**WRITTEN INSTRUCTION:** Don't include pictures. Quote the lines below from the first through the line that contains "(9,12) -- (9,535);".
┌─ INFORMATION SUPPLIED
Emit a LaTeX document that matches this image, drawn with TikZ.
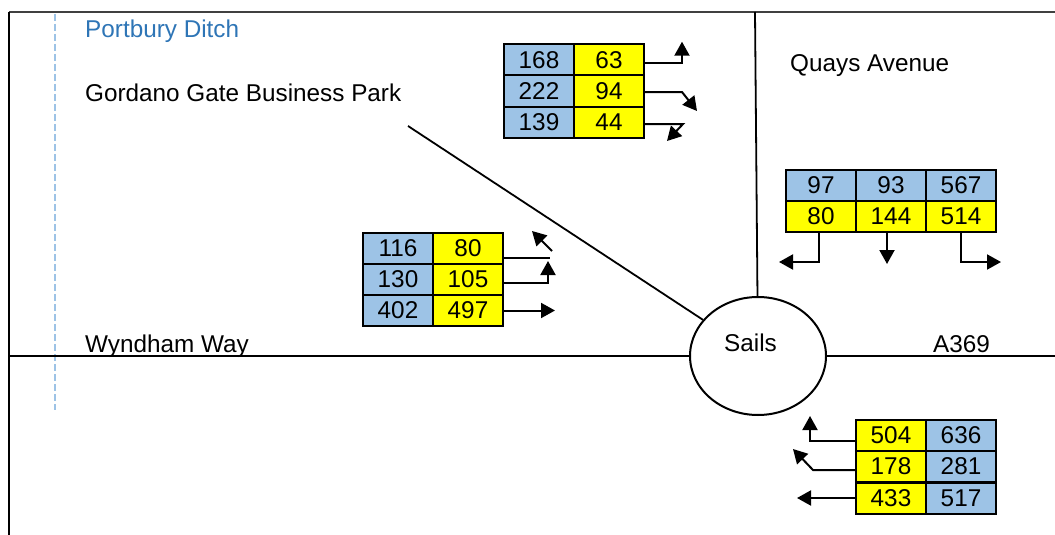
\documentclass[tikz,border=0pt]{standalone}
\usepackage{fontspec}
\setmainfont{Liberation Sans}
\usetikzlibrary{arrows.meta,shapes.geometric,calc}
\definecolor{cellblue}{HTML}{9DC3E6}
\definecolor{cellyellow}{HTML}{FFFF00}
\definecolor{ditchblue}{HTML}{2E75B6}
\definecolor{framegray}{HTML}{404040}
\begin{document}
\begin{tikzpicture}[x=1pt,y=-1pt,
  font=\fontsize{24.3}{28}\selectfont,
  cell/.style={draw, line width=2pt, minimum width=70pt, minimum height=31pt, inner sep=0pt, outer sep=0pt},
  bc/.style={cell, fill=cellblue},
  yc/.style={cell, fill=cellyellow},
  lbl/.style={anchor=base west, inner sep=0pt},
  road/.style={line width=1.8pt},
  arr/.style={line width=2pt, -{Triangle[length=14pt,width=15pt]}},
  ln/.style={line width=2pt}]
\useasboundingbox (0,0) rectangle (1055,535);

% frame
\draw[framegray, line width=1.2pt] (9,12) -- (1055,12);
\draw[line width=1.6pt] (9,12) -- (9,535);

% ditch
\draw[cellblue, line width=2pt, dash pattern=on 7pt off 3pt] (55,14) -- (55,410);

% roundabout and roads
\node[draw, ellipse, line width=2pt, minimum width=136pt, minimum height=118pt, inner sep=0pt] (sails) at (758,356) {};
\node[lbl] (sailslbl) at (724,351) {Sails};
\coordinate (wwend) at (9,356);
\coordinate (a369end) at (1055,356);
\coordinate (qaend) at (755,12);
\coordinate (ggend) at (408,126);
\draw[road] (wwend) -- (sails.west);
\draw[road] (sails.east) -- (a369end);
\draw[road] (qaend) -- (sails);
\draw[road] (ggend) -- (sails);

% labels
\node[lbl, text=ditchblue] (pd) at (85,38) {Portbury Ditch};
\node[lbl] (gg) at (85,101) {Gordano Gate Business Park};
\node[lbl] (qa) at (790,71) {Quays Avenue};
\node[lbl] (ww) at (85,352) {Wyndham Way};
\node[lbl] (a369) at (933,352) {A369};

% top table
\node[bc] (ta1) at (539,59.7) {168};
\node[yc] (tb1) at (609,59.7) {63};
\node[bc] (ta2) at (539,91) {222};
\node[yc] (tb2) at (609,91) {94};
\node[bc] (ta3) at (539,122.3) {139};
\node[yc] (tb3) at (609,122.3) {44};
\draw[arr] ($(tb1.east)+(0,3)$) -- ++(38,0) -- ++(0,-21);
\draw[arr] ($(tb2.east)+(0,1)$) -- ++(38,0) -- ++(15,19);
\draw[arr] ($(tb3.east)+(0,1.7)$) -- ++(39,0) -- ++(-16,17);

% left table
\node[bc] (la1) at (398,248.5) {116};
\node[yc] (lb1) at (468,248.5) {80};
\node[bc] (la2) at (398,279.5) {130};
\node[yc] (lb2) at (468,279.5) {105};
\node[bc] (la3) at (398,310.5) {402};
\node[yc] (lb3) at (468,310.5) {497};
\coordinate (l1bend) at (550,258);
\coordinate (l1tail) at (552,251);
\draw[ln] ($(lb1.east)+(0,9.5)$) -- (l1bend);
\draw[arr] (l1tail) -- ++(-20,-20);
\draw[arr] ($(lb2.east)+(0,3.5)$) -- ++(45,0) -- ++(0,-22);
\draw[arr] (lb3.east) -- ++(52,0);

% right table
\node[bc] (ra1) at (821,185.5) {97};
\node[bc] (ra2) at (891,185.5) {93};
\node[bc] (ra3) at (961,185.5) {567};
\node[yc] (rb1) at (821,216.5) {80};
\node[yc] (rb2) at (891,216.5) {144};
\node[yc] (rb3) at (961,216.5) {514};
\draw[arr] ($(rb1.south)+(-2,0)$) -- ++(0,30) -- ++(-40,0);
\draw[arr] ($(rb2.south)+(-4,0)$) -- ++(0,32);
\draw[arr] (rb3.south) -- ++(0,30) -- ++(40,0);

% bottom right table
\node[yc] (ba1) at (891,435.5) {504};
\node[bc] (bb1) at (961,435.5) {636};
\node[yc] (ba2) at (891,466.5) {178};
\node[bc] (bb2) at (961,466.5) {281};
\node[yc] (ba3) at (891,498) {433};
\node[bc] (bb3) at (961,498) {517};
\draw[arr] ($(ba1.west)+(0,5.5)$) -- ++(-46,0) -- ++(0,-25);
\draw[arr] ($(ba2.west)+(0,3.5)$) -- ++(-43,0) -- ++(-20,-21);
\draw[arr] (ba3.west) -- ++(-59,0);
\end{tikzpicture}
\end{document}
└─
**RESPONSE:**
Emit a LaTeX document that matches this image, drawn with TikZ.
\documentclass[tikz,border=0pt]{standalone}
\usepackage{fontspec}
\setmainfont{Liberation Sans}
\usetikzlibrary{arrows.meta,shapes.geometric,calc}
\definecolor{cellblue}{HTML}{9DC3E6}
\definecolor{cellyellow}{HTML}{FFFF00}
\definecolor{ditchblue}{HTML}{2E75B6}
\definecolor{framegray}{HTML}{404040}
\begin{document}
\begin{tikzpicture}[x=1pt,y=-1pt,
  font=\fontsize{24.3}{28}\selectfont,
  cell/.style={draw, line width=2pt, minimum width=70pt, minimum height=31pt, inner sep=0pt, outer sep=0pt},
  bc/.style={cell, fill=cellblue},
  yc/.style={cell, fill=cellyellow},
  lbl/.style={anchor=base west, inner sep=0pt},
  road/.style={line width=1.8pt},
  arr/.style={line width=2pt, -{Triangle[length=14pt,width=15pt]}},
  ln/.style={line width=2pt}]
\useasboundingbox (0,0) rectangle (1055,535);

% frame
\draw[framegray, line width=1.2pt] (9,12) -- (1055,12);
\draw[line width=1.6pt] (9,12) -- (9,535);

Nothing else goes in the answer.